#### TASK GOAL:
Copy the material that follows word for word and omit its pictures.

#### RECORD LIST:
⁂

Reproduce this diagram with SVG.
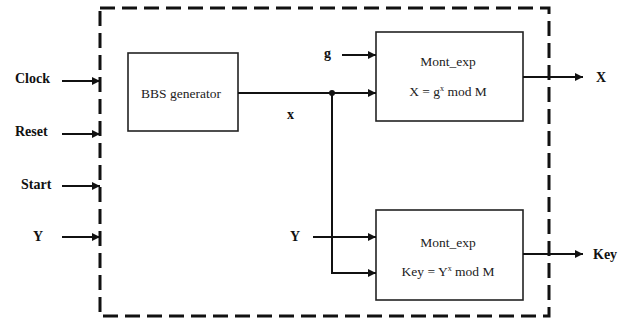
<svg xmlns="http://www.w3.org/2000/svg" width="629" height="326" viewBox="0 0 629 326" font-family="'Liberation Serif', 'Times New Roman', 'DejaVu Serif', serif">
<style>
text{font-family:'Liberation Serif','Times New Roman','DejaVu Serif',serif}
.lbl{font-size:14px;font-weight:bold;fill:#111}
.box{fill:#fff;stroke:#222;stroke-width:1.6}
.bt{font-size:13.5px;fill:#222;text-anchor:middle}
.w{fill:none;stroke:#111;stroke-width:2}
.border{fill:none;stroke:#111;stroke-width:3;stroke-dasharray:15 7}
</style>
<defs>
<marker id="ah" viewBox="0 0 10 10" refX="10" refY="5" markerWidth="9" markerHeight="8" markerUnits="userSpaceOnUse" orient="auto">
<path d="M0,0 L10,5 L0,10 z" fill="#111"/>
</marker>
</defs>
<rect class="border" x="100" y="8" width="449" height="308"/>
<g id="inputs">
<text class="lbl" x="15" y="83">Clock</text>
<text class="lbl" x="15" y="136">Reset</text>
<text class="lbl" x="21" y="189">Start</text>
<text class="lbl" x="33" y="241">Y</text>
</g>
<g id="bbs">
<rect class="box" x="128" y="53" width="110" height="78"/>
<text class="bt" x="181" y="98">BBS generator</text>
</g>
<g id="mont1">
<rect class="box" x="376" y="32" width="147" height="89"/>
<text class="bt" x="448" y="66">Mont_exp</text>
<text class="bt" x="448" y="96">X = g<tspan font-size="8" dy="-5">x</tspan><tspan dy="5"> mod M</tspan></text>
</g>
<g id="mont2">
<rect class="box" x="376" y="210" width="147" height="90"/>
<text class="bt" x="448" y="247">Mont_exp</text>
<text class="bt" x="448" y="276">Key = Y<tspan font-size="8" dy="-5">x</tspan><tspan dy="5"> mod M</tspan></text>
</g>
<g id="labels">
<text class="lbl" x="287" y="119">x</text>
<text class="lbl" x="324" y="58">g</text>
<text class="lbl" x="290" y="241">Y</text>
<text class="lbl" x="596" y="82">X</text>
<text class="lbl" x="593" y="259">Key</text>
</g>
<g id="connectors">
<line class="w" x1="62" y1="81" x2="100" y2="81" marker-end="url(#ah)"/>
<line class="w" x1="62" y1="134" x2="100" y2="134" marker-end="url(#ah)"/>
<line class="w" x1="62" y1="186" x2="100" y2="186" marker-end="url(#ah)"/>
<line class="w" x1="62" y1="237" x2="100" y2="237" marker-end="url(#ah)"/>
<line class="w" x1="238" y1="93" x2="376" y2="93" marker-end="url(#ah)"/>
<circle cx="332" cy="93" r="3" fill="#111"/>
<polyline class="w" points="332,93 332,273 376,273" marker-end="url(#ah)"/>
<line class="w" x1="342" y1="55" x2="376" y2="55" marker-end="url(#ah)"/>
<line class="w" x1="313" y1="237" x2="376" y2="237" marker-end="url(#ah)"/>
<line class="w" x1="523" y1="77" x2="583" y2="77" marker-end="url(#ah)"/>
<line class="w" x1="523" y1="254" x2="583" y2="254" marker-end="url(#ah)"/>
</g>
</svg>
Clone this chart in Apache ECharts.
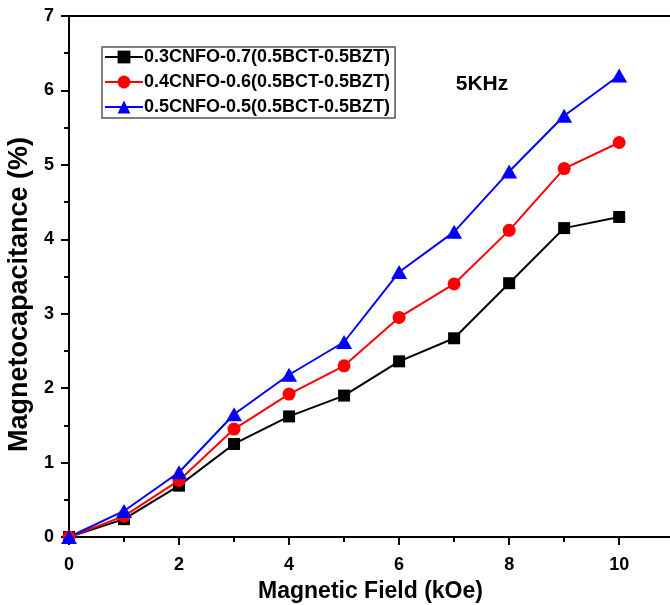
<!DOCTYPE html>
<html><head><meta charset="utf-8">
<script src="https://cdn.jsdelivr.net/npm/echarts@6/dist/echarts.min.js"></script>
<style>html,body{margin:0;padding:0;background:#fff}#c{width:670px;height:605px}</style>
</head><body><div id="c"></div>
<script>
var fieldKOe = [0,1,2,3,4,5,6,7,8,9,10];
var seriesNames = ['0.3CNFO-0.7(0.5BCT-0.5BZT)','0.4CNFO-0.6(0.5BCT-0.5BZT)','0.5CNFO-0.5(0.5BCT-0.5BZT)'];
var mc03 = [0,0.24,0.69,1.25,1.62,1.90,2.36,2.67,3.41,4.15,4.30];
var mc04 = [0,0.28,0.76,1.45,1.92,2.30,2.95,3.40,4.12,4.95,5.30];
var mc05 = [0,0.35,0.87,1.65,2.18,2.62,3.56,4.10,4.91,5.66,6.20];
var yTicks = [0,1,2,3,4,5,6,7];
var xTicks = [0,2,4,6,8,10];

function pairs(v){return fieldKOe.map(function(x,i){return [x,v[i]];});}
var F = 'Liberation Sans, Arial, sans-serif';
var chart = echarts.init(document.getElementById('c'));
function mk(name, data, color, symbol, size){
  return {name:name,type:'line',data:pairs(data),symbol:symbol,symbolSize:size,
    lineStyle:{color:color,width:2},itemStyle:{color:color},color:color,animation:false};
}
chart.setOption({
  animation:false,
  grid:{left:69,top:16,right:-2,bottom:68,outerBoundsMode:'none',containLabel:false,
    show:true,borderColor:'#000',borderWidth:2,backgroundColor:'transparent'},
  xAxis:{type:'value',min:0,max:10.96,interval:2,
    name:'Magnetic Field (kOe)',nameLocation:'middle',nameGap:43,
    nameTextStyle:{fontFamily:F,fontWeight:'bold',fontSize:23,color:'#000'},
    axisLine:{show:true,lineStyle:{color:'#000',width:2}},
    axisTick:{show:true,length:8,lineStyle:{color:'#000',width:2}},
    minorTick:{show:true,splitNumber:2,length:5,lineStyle:{color:'#000',width:2}},
    splitLine:{show:false},
    axisLabel:{fontFamily:F,fontWeight:'bold',fontSize:18,color:'#000',margin:19,
      showMaxLabel:false,
      formatter:function(v){return xTicks.indexOf(v)>=0?String(v):'';}}
  },
  yAxis:{type:'value',min:0,max:7,interval:1,
    name:'Magnetocapacitance (%)',nameLocation:'middle',nameGap:31,
    nameTextStyle:{fontFamily:F,fontWeight:'bold',fontSize:27,color:'#000',padding:[0,36,0,0]},
    axisLine:{show:true,lineStyle:{color:'#000',width:2}},
    axisTick:{show:true,length:8,lineStyle:{color:'#000',width:2}},
    minorTick:{show:true,splitNumber:2,length:5,lineStyle:{color:'#000',width:2}},
    splitLine:{show:false},
    axisLabel:{fontFamily:F,fontWeight:'bold',fontSize:18,color:'#000',margin:15,
      formatter:function(v){return yTicks.indexOf(v)>=0?String(v):'';}}
  },
  legend:{orient:'vertical',left:102,top:47,itemWidth:38,itemHeight:16,itemGap:7,
    padding:[1,5,2,2],borderColor:'#555',borderWidth:1.5,
    textStyle:{fontFamily:F,fontWeight:'bold',fontSize:18,color:'#000',padding:[0,0,0,-4]},
    data:seriesNames},
  graphic:[{type:'text',x:482,y:84,style:{text:'5KHz',fontFamily:F,fontWeight:'bold',fontSize:21,fill:'#000',
    textAlign:'center',textVerticalAlign:'middle'}}],
  series:[
    mk(seriesNames[0],mc03,'#000000','rect',12),
    mk(seriesNames[1],mc04,'#ff0000','circle',13),
    mk(seriesNames[2],mc05,'#0000ff','triangle',[16,14])
  ]
});
</script></body></html>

⁂

#### FINAL ANSWER:
Reproduce this diagram with SVG.
<svg xmlns="http://www.w3.org/2000/svg" width="629" height="326" viewBox="0 0 629 326" font-family="'Liberation Serif', 'Times New Roman', 'DejaVu Serif', serif">
<style>
text{font-family:'Liberation Serif','Times New Roman','DejaVu Serif',serif}
.lbl{font-size:14px;font-weight:bold;fill:#111}
.box{fill:#fff;stroke:#222;stroke-width:1.6}
.bt{font-size:13.5px;fill:#222;text-anchor:middle}
.w{fill:none;stroke:#111;stroke-width:2}
.border{fill:none;stroke:#111;stroke-width:3;stroke-dasharray:15 7}
</style>
<defs>
<marker id="ah" viewBox="0 0 10 10" refX="10" refY="5" markerWidth="9" markerHeight="8" markerUnits="userSpaceOnUse" orient="auto">
<path d="M0,0 L10,5 L0,10 z" fill="#111"/>
</marker>
</defs>
<rect class="border" x="100" y="8" width="449" height="308"/>
<g id="inputs">
<text class="lbl" x="15" y="83">Clock</text>
<text class="lbl" x="15" y="136">Reset</text>
<text class="lbl" x="21" y="189">Start</text>
<text class="lbl" x="33" y="241">Y</text>
</g>
<g id="bbs">
<rect class="box" x="128" y="53" width="110" height="78"/>
<text class="bt" x="181" y="98">BBS generator</text>
</g>
<g id="mont1">
<rect class="box" x="376" y="32" width="147" height="89"/>
<text class="bt" x="448" y="66">Mont_exp</text>
<text class="bt" x="448" y="96">X = g<tspan font-size="8" dy="-5">x</tspan><tspan dy="5"> mod M</tspan></text>
</g>
<g id="mont2">
<rect class="box" x="376" y="210" width="147" height="90"/>
<text class="bt" x="448" y="247">Mont_exp</text>
<text class="bt" x="448" y="276">Key = Y<tspan font-size="8" dy="-5">x</tspan><tspan dy="5"> mod M</tspan></text>
</g>
<g id="labels">
<text class="lbl" x="287" y="119">x</text>
<text class="lbl" x="324" y="58">g</text>
<text class="lbl" x="290" y="241">Y</text>
<text class="lbl" x="596" y="82">X</text>
<text class="lbl" x="593" y="259">Key</text>
</g>
<g id="connectors">
<line class="w" x1="62" y1="81" x2="100" y2="81" marker-end="url(#ah)"/>
<line class="w" x1="62" y1="134" x2="100" y2="134" marker-end="url(#ah)"/>
<line class="w" x1="62" y1="186" x2="100" y2="186" marker-end="url(#ah)"/>
<line class="w" x1="62" y1="237" x2="100" y2="237" marker-end="url(#ah)"/>
<line class="w" x1="238" y1="93" x2="376" y2="93" marker-end="url(#ah)"/>
<circle cx="332" cy="93" r="3" fill="#111"/>
<polyline class="w" points="332,93 332,273 376,273" marker-end="url(#ah)"/>
<line class="w" x1="342" y1="55" x2="376" y2="55" marker-end="url(#ah)"/>
<line class="w" x1="313" y1="237" x2="376" y2="237" marker-end="url(#ah)"/>
<line class="w" x1="523" y1="77" x2="583" y2="77" marker-end="url(#ah)"/>
<line class="w" x1="523" y1="254" x2="583" y2="254" marker-end="url(#ah)"/>
</g>
</svg>
Clone this chart in Apache ECharts.
<!DOCTYPE html>
<html><head><meta charset="utf-8">
<script src="https://cdn.jsdelivr.net/npm/echarts@6/dist/echarts.min.js"></script>
<style>html,body{margin:0;padding:0;background:#fff}#c{width:670px;height:605px}</style>
</head><body><div id="c"></div>
<script>
var fieldKOe = [0,1,2,3,4,5,6,7,8,9,10];
var seriesNames = ['0.3CNFO-0.7(0.5BCT-0.5BZT)','0.4CNFO-0.6(0.5BCT-0.5BZT)','0.5CNFO-0.5(0.5BCT-0.5BZT)'];
var mc03 = [0,0.24,0.69,1.25,1.62,1.90,2.36,2.67,3.41,4.15,4.30];
var mc04 = [0,0.28,0.76,1.45,1.92,2.30,2.95,3.40,4.12,4.95,5.30];
var mc05 = [0,0.35,0.87,1.65,2.18,2.62,3.56,4.10,4.91,5.66,6.20];
var yTicks = [0,1,2,3,4,5,6,7];
var xTicks = [0,2,4,6,8,10];

function pairs(v){return fieldKOe.map(function(x,i){return [x,v[i]];});}
var F = 'Liberation Sans, Arial, sans-serif';
var chart = echarts.init(document.getElementById('c'));
function mk(name, data, color, symbol, size){
  return {name:name,type:'line',data:pairs(data),symbol:symbol,symbolSize:size,
    lineStyle:{color:color,width:2},itemStyle:{color:color},color:color,animation:false};
}
chart.setOption({
  animation:false,
  grid:{left:69,top:16,right:-2,bottom:68,outerBoundsMode:'none',containLabel:false,
    show:true,borderColor:'#000',borderWidth:2,backgroundColor:'transparent'},
  xAxis:{type:'value',min:0,max:10.96,interval:2,
    name:'Magnetic Field (kOe)',nameLocation:'middle',nameGap:43,
    nameTextStyle:{fontFamily:F,fontWeight:'bold',fontSize:23,color:'#000'},
    axisLine:{show:true,lineStyle:{color:'#000',width:2}},
    axisTick:{show:true,length:8,lineStyle:{color:'#000',width:2}},
    minorTick:{show:true,splitNumber:2,length:5,lineStyle:{color:'#000',width:2}},
    splitLine:{show:false},
    axisLabel:{fontFamily:F,fontWeight:'bold',fontSize:18,color:'#000',margin:19,
      showMaxLabel:false,
      formatter:function(v){return xTicks.indexOf(v)>=0?String(v):'';}}
  },
  yAxis:{type:'value',min:0,max:7,interval:1,
    name:'Magnetocapacitance (%)',nameLocation:'middle',nameGap:31,
    nameTextStyle:{fontFamily:F,fontWeight:'bold',fontSize:27,color:'#000',padding:[0,36,0,0]},
    axisLine:{show:true,lineStyle:{color:'#000',width:2}},
    axisTick:{show:true,length:8,lineStyle:{color:'#000',width:2}},
    minorTick:{show:true,splitNumber:2,length:5,lineStyle:{color:'#000',width:2}},
    splitLine:{show:false},
    axisLabel:{fontFamily:F,fontWeight:'bold',fontSize:18,color:'#000',margin:15,
      formatter:function(v){return yTicks.indexOf(v)>=0?String(v):'';}}
  },
  legend:{orient:'vertical',left:102,top:47,itemWidth:38,itemHeight:16,itemGap:7,
    padding:[1,5,2,2],borderColor:'#555',borderWidth:1.5,
    textStyle:{fontFamily:F,fontWeight:'bold',fontSize:18,color:'#000',padding:[0,0,0,-4]},
    data:seriesNames},
  graphic:[{type:'text',x:482,y:84,style:{text:'5KHz',fontFamily:F,fontWeight:'bold',fontSize:21,fill:'#000',
    textAlign:'center',textVerticalAlign:'middle'}}],
  series:[
    mk(seriesNames[0],mc03,'#000000','rect',12),
    mk(seriesNames[1],mc04,'#ff0000','circle',13),
    mk(seriesNames[2],mc05,'#0000ff','triangle',[16,14])
  ]
});
</script></body></html>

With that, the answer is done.